Indeed, I couldn’t be certain there was no snow in the photos. I hadn’t seen all the images. Even the photographers who digitized the negatives can scarcely claim to have “seen” the images. Working over the course of a year, two photographers used a custom-built imaging rig to capture over 120,000 photographs, typically at a rate of 100 per minute (with breaks in between for processing and coffee). Then we used the Cloud Vision API, a Google product to add additional metadata to the images—information that helped describe each image to make it findable when searching. No human eye saw them then either.
Computer vision is a process by which machines “look” at the pixels in an image and try to decide what objects or themes appear in them. The way it works is, as one might expect, complicated. But the basic idea is that if you show the computer an image of a cat, then tell the computer it’s a cat, the computer can, after a few hundred thousand examples, make a pretty good guess if a picture it’s never seen before has a cat in it. (Here’s a handy New York Times article on the topic.) Then repeat for dog, car, house, and so on, and the computer learns to find each new thing. When we processed the Ruscha images, the computer “saw” over a thousand unique things from “alley” and “almshouse” to “windshield” and “wire fencing.” No cats, though the Optical Character Recognition did detect the word “cat” thirty-seven times.
Does the computer do a good job of seeing? In our experience, the answer is, sort of! When you consider what the computer is doing and how fast it is doing it, the results are astounding. If you compare it to a human, the results can be mixed, but are almost always compelling in some way.
It’s hard to say why the computer saw so much snow in the pictures. Sometimes referred to as “the black-box problem,” it can be difficult to explain the choices made by advanced algorithms, even more so when using a pre-trained commercial system as we did.

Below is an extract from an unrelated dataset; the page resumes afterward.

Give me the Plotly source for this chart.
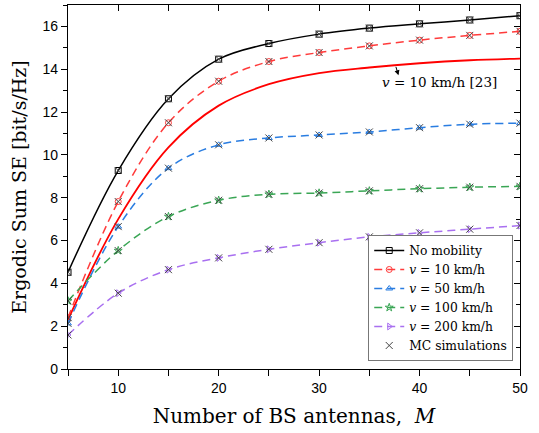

Understandably, this is a growing concern for the research libraries and cultural heritage institutions like Getty who are using these systems to generate metadata to be used by their patrons.
One of the beautiful aspects of the Ruscha collection is that, thanks to the sheer volume of images and the more than 100,000 tags it produced, we have a unique opportunity to see multiple examples of a tag (like “snow”). On its own, we might not be able to guess why the computer told us an image of Los Angeles contained snow. But when we look at the thousand images of Los Angeles streets the computer labeled with “snow,” we can start to piece together our own theories about the opaque inner workings of the technology. For example, a major commercial application of computer vision is self-driving vehicles, so if the system tends to be a little cavalier when it comes to identifying snow, the risk of a false negative (failing to see snow when it’s there) could be catastrophic.
A slightly more scientific analysis that involved manually verifying the accuracy of the tags on a small subset of images suggested that the overall accuracy is around 80%. Again, astounding in the broad view but also probably insufficient for research, given that the most frequently valued quality of metadata is its accuracy.
As those familiar with Ruscha’s other works know, words often feature prominently in his work. To me, the brilliance of Ruscha’s art is that the choice of words, the lettering, and his paintings’ backgrounds all conspire to challenge my assumptions about how I visually process the world around me, revealing the hidden machinery that makes meaning out of what I see.
The mystery of what and how a computer sees seems right at home with Ruscha’s project, and is worth remembering as we begin to make computer vision work for our institution and our users. Just like with Ruscha’s work, every new output we encounter provokes reflection, growth, and a deeper understanding of a complex world.